I found this pointed note on some biscuits this evening:
I have ordered a turkey from the butcher with some trepidation. He says to bring it back to him if it doesn’t fit in the oven and he will cut off its legs. My parents-in-law are coming to us for Christmas dinner but they are very light eaters. My sister-in-law (who with her husband was due to come also but now cannot as she is unwell – but on the mend – in London) has pointed out to me, rightly, I fear, that if I am hoping that my esteemed parents-in-law will take some home with them in a Tupperware bowl, I can think again.
We have begun practising Christmas hymns with the church choir. We have visited the moving crib which is startling. It features a series of scenes from the bible but also, a stuffed dog which, when alive, apparently rescued three people from the Liffey.

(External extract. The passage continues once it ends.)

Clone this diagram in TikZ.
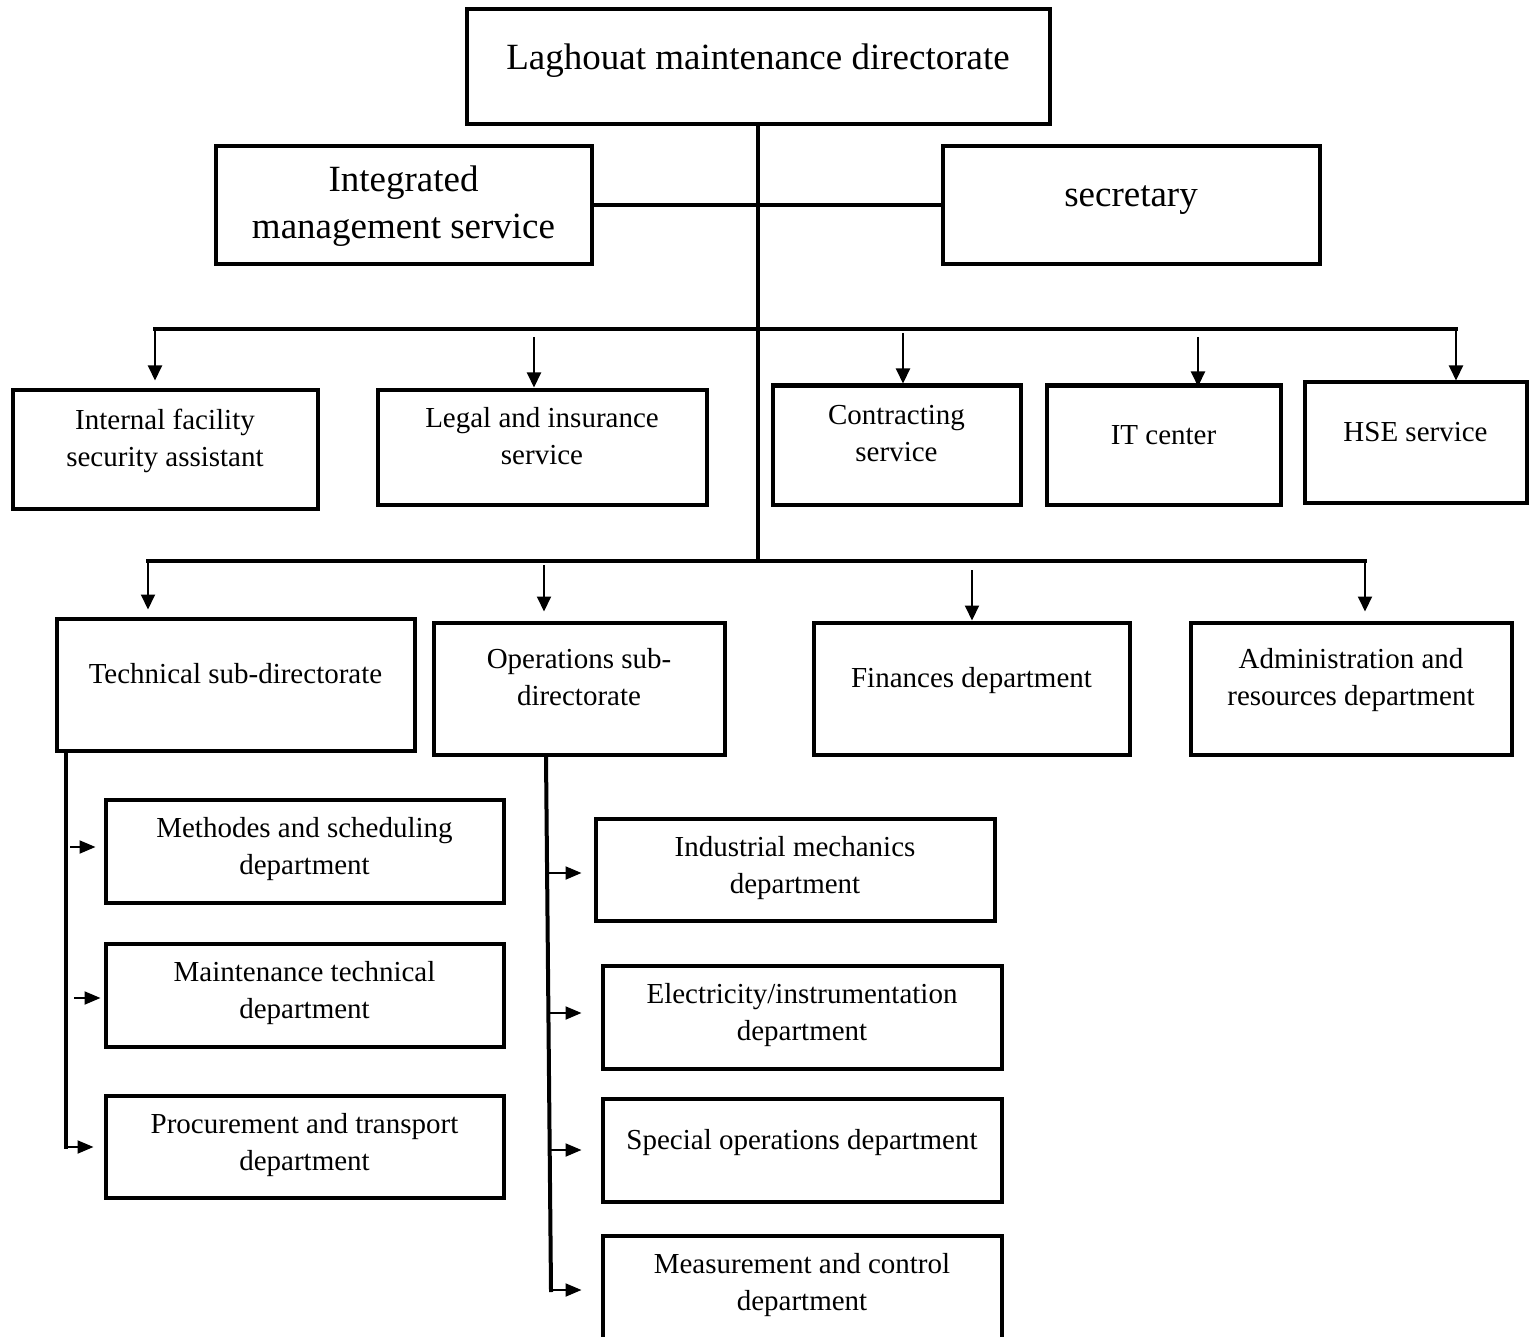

We are having drinks on Sunday afternoon. If I know you and you were not invited, I am sorry for the oversight, please come.
On Saturday, we are going to get the Christmas tree. When I was a child, my parents would never let us put up the tree until Christmas Eve. The strain of waiting nearly killed us. I remembered, year after year, pointing out all the other people who had trees while we were still waiting anxiously. I am kinder to my children but they are not one bit grateful having been pushing hard for a tree since early December. Our road now has loads of trees up and they look gorgeous.
I have bought many, but, regrettably, nothing like all, Christmas presents. [There is some problem with the syntax of this sentence but I am too tired to care. Feel free to suggest improvements in the comments.]
I have been to two mulled wine and mince pie evening receptions this week already. I have the work Christmas party tomorrow night, followed by a lunch on Monday for a departing colleague.
How are your own Christmas preparations going?
Nomoblopomo
The Princess, her aunt and I went to see Pride and Prejudice in the Gate this evening. It was very long and the lead actors had as much chemistry as a pair of lemons. Disappointing and very tiring.